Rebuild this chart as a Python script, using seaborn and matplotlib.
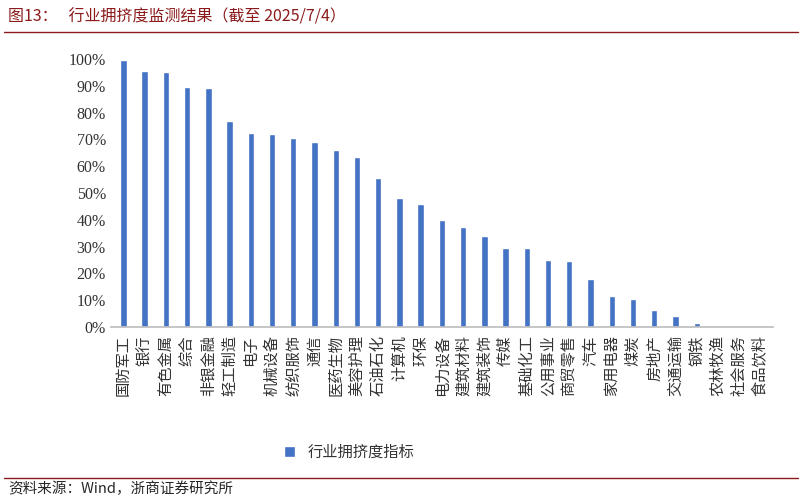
import matplotlib
matplotlib.use("Agg")
import matplotlib.pyplot as plt
import seaborn as sns
import pandas as pd
from matplotlib.ticker import PercentFormatter

categories = ["国防军工","银行","有色金属","综合","非银金融","轻工制造","电子","机械设备","纺织服饰","通信",
              "医药生物","美容护理","石油石化","计算机","环保","电力设备","建筑材料","建筑装饰","传媒","基础化工",
              "公用事业","商贸零售","汽车","家用电器","煤炭","房地产","交通运输","钢铁","农林牧渔","社会服务","食品饮料"]
values = [99.5,95.5,95.0,89.5,89.0,77.0,72.5,72.0,70.5,69.0,
          66.0,63.5,55.5,48.0,46.0,40.0,37.5,34.0,29.5,29.5,
          25.0,24.5,18.0,11.5,10.5,6.5,4.0,1.5,0.5,0.2,0.1]
series_name = "行业拥挤度指标"

sns.set_theme(style="white")
plt.rcParams['font.family'] = ['Liberation Serif', 'Noto Sans CJK SC', 'DejaVu Sans']

df = pd.DataFrame({"cat": categories, "val": values})
fig = plt.figure(figsize=(8.02, 5.0), dpi=100)
ax = fig.add_axes([0.138, 0.346, 0.826, 0.536])
sns.barplot(data=df, x="cat", y="val", color="#4472C4", width=0.3, ax=ax, label=series_name, saturation=1)
ax.set_ylim(0, 100)
ax.set_yticks(range(0, 101, 10))
ax.yaxis.set_major_formatter(PercentFormatter(decimals=0))
ax.tick_params(axis='y', labelsize=11.5, colors='#333333', length=0)
ax.set_xticks(range(len(categories)))
ax.set_xticklabels(categories, fontsize=11, rotation=90, ha='center', va='top',
                   family=['Noto Sans CJK SC'], color='#333333')
ax.tick_params(axis='x', length=0, pad=6)
ax.set_xlabel(""); ax.set_ylabel("")
for s in ["top", "right", "left"]:
    ax.spines[s].set_visible(False)
ax.spines["bottom"].set_color("#bfbfbf")
ax.set_xlim(-0.6, len(categories) - 0.4)
ax.legend(loc='upper center', bbox_to_anchor=(0.36, -0.385), frameon=False,
          prop={'family': 'Noto Sans CJK SC', 'size': 11}, handlelength=0.7, handleheight=0.7,
          labelcolor='#333333')

fig.text(0.01, 0.965, "图13：   行业拥挤度监测结果（截至 2025/7/4）", fontsize=11.5, color='#8B1A1A',
         family=['Noto Sans CJK SC'], va='center')
fig.add_artist(plt.Line2D([0.005, 0.995], [0.937, 0.937], color='#8B1A1A', lw=1))
fig.add_artist(plt.Line2D([0.005, 0.995], [0.045, 0.045], color='#8B1A1A', lw=1))
fig.text(0.01, 0.022, "资料来源：Wind，浙商证券研究所", fontsize=10.5, family=['Noto Sans CJK SC'], va='center')
fig.savefig("out.png", dpi=100)
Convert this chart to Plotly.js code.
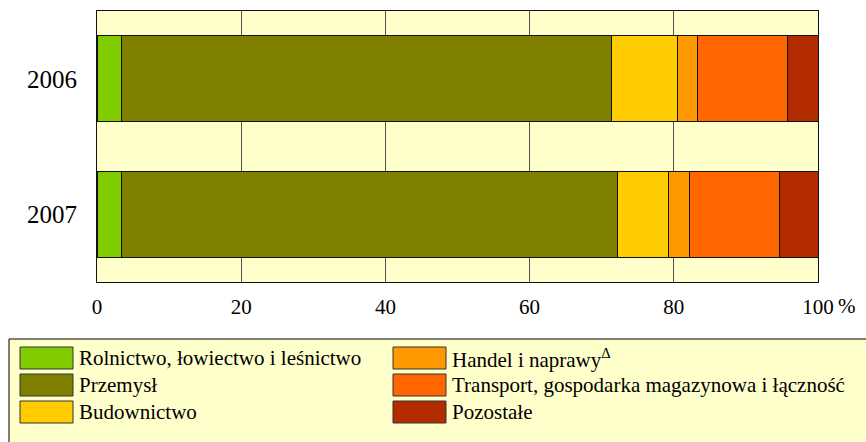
<!DOCTYPE html>
<html>
<head>
<meta charset="utf-8">
<script src="https://cdn.plot.ly/plotly-3.0.1.min.js"></script>
<style>html,body{margin:0;padding:0;background:#fff;}#chart{width:866px;height:442px;}</style>
</head>
<body>
<div id="chart"></div>
<script>
// ---- data ----
var years = ['2006', '2007'];
var rolnictwo = [3.4, 3.4];
var przemysl = [68.0, 68.8];
var budownictwo = [9.1, 7.0];
var handel = [2.8, 3.0];
var transport = [12.5, 12.5];
var pozostale = [4.2, 5.3];
var seriesNames = ['Rolnictwo, łowiectwo i leśnictwo', 'Przemysł', 'Budownictwo',
                   'Handel i naprawy<sup>Δ</sup>', 'Transport, gospodarka magazynowa i łączność', 'Pozostałe'];
var seriesValues = [rolnictwo, przemysl, budownictwo, handel, transport, pozostale];
var seriesColors = ['#80CC00', '#808000', '#FFCC00', '#FF9900', '#FF6600', '#B22C00'];
var xTickVals = [0, 20, 40, 60, 80, 100];
var xTickText = ['0', '20', '40', '60', '80', '100'];

// ---- layout geometry (pixels) ----
var W = 866, H = 442;
var M = {l: 97, r: 48, t: 11, b: 160};
var PW = W - M.l - M.r, PH = H - M.t - M.b;
function px(x) { return (x - M.l) / PW; }
function py(y) { return (H - M.b - y) / PH; }
var FONT = 'Liberation Serif, Times New Roman, serif';

var traces = seriesValues.map(function (vals, i) {
  return {
    type: 'bar', orientation: 'h', y: years, x: vals, name: seriesNames[i],
    marker: {color: seriesColors[i], line: {color: '#111', width: 1}},
    hoverinfo: 'x+name', showlegend: false
  };
});

// custom legend built from the series arrays
var shapes = [{
  type: 'rect', xref: 'paper', yref: 'paper', layer: 'below',
  x0: px(9), x1: px(875), y0: py(339), y1: py(460),
  fillcolor: '#FFFFCC', line: {color: '#000', width: 1}
}];
var annotations = [];
var colX = [20, 393], rowY = [347, 374, 401], swW = 53, swH = 22;
seriesNames.forEach(function (n, i) {
  var c = Math.floor(i / 3), r = i % 3;
  var x0 = colX[c], y0 = rowY[r];
  shapes.push({
    type: 'rect', xref: 'paper', yref: 'paper',
    x0: px(x0), x1: px(x0 + swW), y0: py(y0), y1: py(y0 + swH),
    fillcolor: seriesColors[i], line: {color: '#333', width: 1}
  });
  annotations.push({
    xref: 'paper', yref: 'paper', x: px(x0 + swW + 4), y: py(y0 + swH / 2),
    xanchor: 'left', yanchor: 'middle', text: n, showarrow: false,
    font: {family: FONT, size: 21, color: '#000'}
  });
});
annotations.push({
  xref: 'paper', yref: 'paper', x: px(836), y: py(306), xanchor: 'left', yanchor: 'middle',
  text: '%', showarrow: false, font: {family: FONT, size: 21, color: '#000'}
});

var layout = {
  width: W, height: H,
  margin: M,
  barmode: 'stack', bargap: 0.365,
  paper_bgcolor: '#FFFFFF', plot_bgcolor: '#FFFFCC',
  showlegend: false,
  font: {family: FONT, size: 21, color: '#000'},
  xaxis: {
    range: [0, 100], tickvals: xTickVals, ticktext: xTickText,
    showgrid: true, gridcolor: '#555', gridwidth: 1, zeroline: false,
    showline: true, mirror: true, linecolor: '#111', linewidth: 1,
    ticks: '', ticklabelstandoff: 6, tickfont: {family: FONT, size: 21, color: '#000'}
  },
  yaxis: {
    type: 'category', autorange: 'reversed', showgrid: false, zeroline: false,
    showline: true, mirror: true, linecolor: '#111', linewidth: 1,
    ticks: '', ticklabelstandoff: 14, tickfont: {family: FONT, size: 25, color: '#000'}
  },
  shapes: shapes,
  annotations: annotations
};

Plotly.newPlot('chart', traces, layout, {displayModeBar: false, staticPlot: true});
</script>
</body>
</html>
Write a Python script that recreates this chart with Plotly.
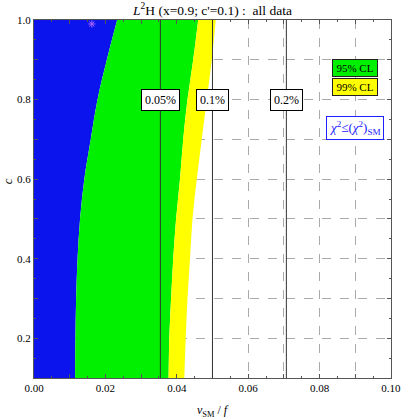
import plotly.graph_objects as go

# c values (vertical axis) and region boundaries in v_SM/f
c_vals = [0.1, 0.2, 0.3, 0.4, 0.5, 0.6, 0.7, 0.8, 0.9, 1.0]
sm_edge = [0.0115, 0.0116, 0.0118, 0.0122, 0.0129, 0.0141, 0.0159, 0.0178, 0.0204, 0.0233]
cl95_edge = [0.0377, 0.0379, 0.0384, 0.0390, 0.0398, 0.0409, 0.0418, 0.0430, 0.0446, 0.0460]
cl99_edge = [0.0421, 0.0425, 0.0430, 0.0437, 0.0444, 0.0456, 0.0470, 0.0484, 0.0498, 0.0509]

# fine-tuning contours
ft_x = [0.0354, 0.0500, 0.0707]
ft_labels = ["0.05%", "0.1%", "0.2%"]
ft_label_c = 0.8

best_x = [0.0162]
best_c = [0.99]

# ticks
x_ticks = [0.00, 0.01, 0.02, 0.03, 0.04, 0.05, 0.06, 0.07, 0.08, 0.09, 0.10]
x_ticklabels = ["0.00", "", "0.02", "", "0.04", "", "0.06", "", "0.08", "", "0.10"]
y_ticks = [0.1, 0.2, 0.3, 0.4, 0.5, 0.6, 0.7, 0.8, 0.9, 1.0]
y_ticklabels = ["", "0.2", "", "0.4", "", "0.6", "", "0.8", "", "1.0"]

serif = "Liberation Serif"

fig = go.Figure()

fig.add_trace(go.Scatter(x=sm_edge, y=c_vals, mode="lines", line=dict(width=0, shape="spline"),
                         fill="tozerox", fillcolor="#0c14ee", hoverinfo="skip"))
fig.add_trace(go.Scatter(x=cl95_edge, y=c_vals, mode="lines", line=dict(width=0, shape="spline"),
                         fill="tonextx", fillcolor="#00f000", hoverinfo="skip"))
fig.add_trace(go.Scatter(x=cl99_edge, y=c_vals, mode="lines", line=dict(width=0, shape="spline"),
                         fill="tonextx", fillcolor="#ffff00", hoverinfo="skip"))
fig.add_trace(go.Scatter(x=best_x, y=best_c, mode="markers",
                         marker=dict(symbol="asterisk-open", size=6,
                                     line=dict(color="#e4e4f4", width=1)),
                         hoverinfo="skip"))

for xv, lab in zip(ft_x, ft_labels):
    fig.add_vline(x=xv, line=dict(color="#333333", width=1))
    fig.add_annotation(x=xv, y=ft_label_c, text=lab, showarrow=False,
                       xanchor="center", yanchor="middle",
                       bgcolor="white", bordercolor="black", borderwidth=1,
                       borderpad=3, font=dict(family=serif, size=12, color="black"))

# legend-like boxes
fig.add_annotation(xref="paper", yref="paper", x=0.90, y=0.866, text="95% CL",
                   xanchor="center", yanchor="middle",
                   showarrow=False, bgcolor="#00f000", bordercolor="#222222",
                   borderwidth=1, borderpad=2, width=40,
                   font=dict(family=serif, size=11, color="black"))
fig.add_annotation(xref="paper", yref="paper", x=0.90, y=0.813, text="99% CL",
                   xanchor="center", yanchor="middle",
                   showarrow=False, bgcolor="#ffff00", bordercolor="#222222",
                   borderwidth=1, borderpad=2, width=40,
                   font=dict(family=serif, size=11, color="black"))
fig.add_annotation(xref="paper", yref="paper", x=0.90, y=0.699,
                   xanchor="center", yanchor="middle",
                   text="<i>χ</i><sup>2</sup>≤(<i>χ</i><sup>2</sup>)<sub>SM</sub>",
                   showarrow=False, bgcolor="white", bordercolor="#2020ff",
                   borderwidth=1, borderpad=2,
                   font=dict(family=serif, size=13, color="#2020ff"))

# axis titles
fig.add_annotation(xref="paper", yref="paper", x=0.5, y=-0.065,
                   xanchor="center", yanchor="top",
                   text="<i>v</i><sub>SM</sub> / <i>f</i>", showarrow=False,
                   font=dict(family=serif, size=12, color="black"))
fig.add_annotation(xref="paper", yref="paper", x=-0.075, y=0.55,
                   xanchor="center", yanchor="middle",
                   text="<i>c</i>", showarrow=False, textangle=-90,
                   font=dict(family=serif, size=13, color="black"))

axis_common = dict(showline=True, linecolor="#555555", linewidth=1, mirror="ticks",
                   ticks="inside", ticklen=4, tickcolor="#555555", zeroline=False,
                   showgrid=True, gridcolor="#aaaaaa", griddash="dash", gridwidth=1,
                   automargin=False, ticklabeloverflow="allow",
                   tickfont=dict(family=serif, size=11, color="black"))

fig.update_xaxes(**axis_common, range=[0, 0.10001], tickmode="array",
                 tickvals=x_ticks, ticktext=x_ticklabels,
                 minor=dict(dtick=0.005, ticks="inside", ticklen=2, tickcolor="#555555",
                            showgrid=False))
fig.update_yaxes(**axis_common, range=[0.1, 1.0], tickmode="array",
                 tickvals=y_ticks, ticktext=y_ticklabels,
                 minor=dict(dtick=0.05, ticks="inside", ticklen=2, tickcolor="#555555",
                            showgrid=False))

fig.update_layout(
    width=401, height=418,
    margin=dict(l=34, r=10, t=20, b=40),
    plot_bgcolor="white", paper_bgcolor="white",
    showlegend=False,
    title=dict(text="<i>L</i><sup>2</sup>H (x=0.9; c'=0.1) :  all data",
               xref="paper", x=0.5, xanchor="center",
               yref="container", y=0.976, yanchor="middle",
               font=dict(family=serif, size=13.5, color="black")),
)

fig.write_html("out.html", config={"displayModeBar": False},
               post_script="document.body.style.margin='0';")
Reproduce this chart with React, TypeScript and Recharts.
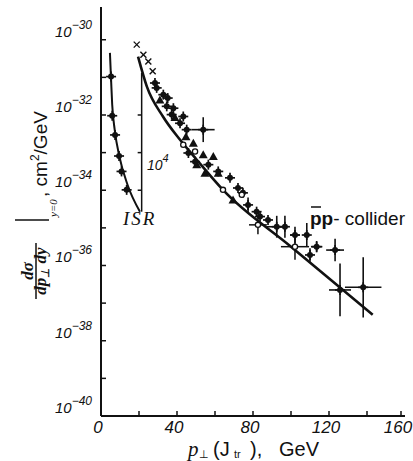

******************************

**Exercise description**
Reproduce the records word for word, please, from their first line up to and including the line that contains "labelcolor='#333333')", but no pictures.

**Answer to this exercise**
Rebuild this chart as a Python script, using seaborn and matplotlib.
import matplotlib
matplotlib.use("Agg")
import matplotlib.pyplot as plt
import seaborn as sns
import pandas as pd
from matplotlib.ticker import PercentFormatter

categories = ["国防军工","银行","有色金属","综合","非银金融","轻工制造","电子","机械设备","纺织服饰","通信",
              "医药生物","美容护理","石油石化","计算机","环保","电力设备","建筑材料","建筑装饰","传媒","基础化工",
              "公用事业","商贸零售","汽车","家用电器","煤炭","房地产","交通运输","钢铁","农林牧渔","社会服务","食品饮料"]
values = [99.5,95.5,95.0,89.5,89.0,77.0,72.5,72.0,70.5,69.0,
          66.0,63.5,55.5,48.0,46.0,40.0,37.5,34.0,29.5,29.5,
          25.0,24.5,18.0,11.5,10.5,6.5,4.0,1.5,0.5,0.2,0.1]
series_name = "行业拥挤度指标"

sns.set_theme(style="white")
plt.rcParams['font.family'] = ['Liberation Serif', 'Noto Sans CJK SC', 'DejaVu Sans']

df = pd.DataFrame({"cat": categories, "val": values})
fig = plt.figure(figsize=(8.02, 5.0), dpi=100)
ax = fig.add_axes([0.138, 0.346, 0.826, 0.536])
sns.barplot(data=df, x="cat", y="val", color="#4472C4", width=0.3, ax=ax, label=series_name, saturation=1)
ax.set_ylim(0, 100)
ax.set_yticks(range(0, 101, 10))
ax.yaxis.set_major_formatter(PercentFormatter(decimals=0))
ax.tick_params(axis='y', labelsize=11.5, colors='#333333', length=0)
ax.set_xticks(range(len(categories)))
ax.set_xticklabels(categories, fontsize=11, rotation=90, ha='center', va='top',
                   family=['Noto Sans CJK SC'], color='#333333')
ax.tick_params(axis='x', length=0, pad=6)
ax.set_xlabel(""); ax.set_ylabel("")
for s in ["top", "right", "left"]:
    ax.spines[s].set_visible(False)
ax.spines["bottom"].set_color("#bfbfbf")
ax.set_xlim(-0.6, len(categories) - 0.4)
ax.legend(loc='upper center', bbox_to_anchor=(0.36, -0.385), frameon=False,
          prop={'family': 'Noto Sans CJK SC', 'size': 11}, handlelength=0.7, handleheight=0.7,
          labelcolor='#333333')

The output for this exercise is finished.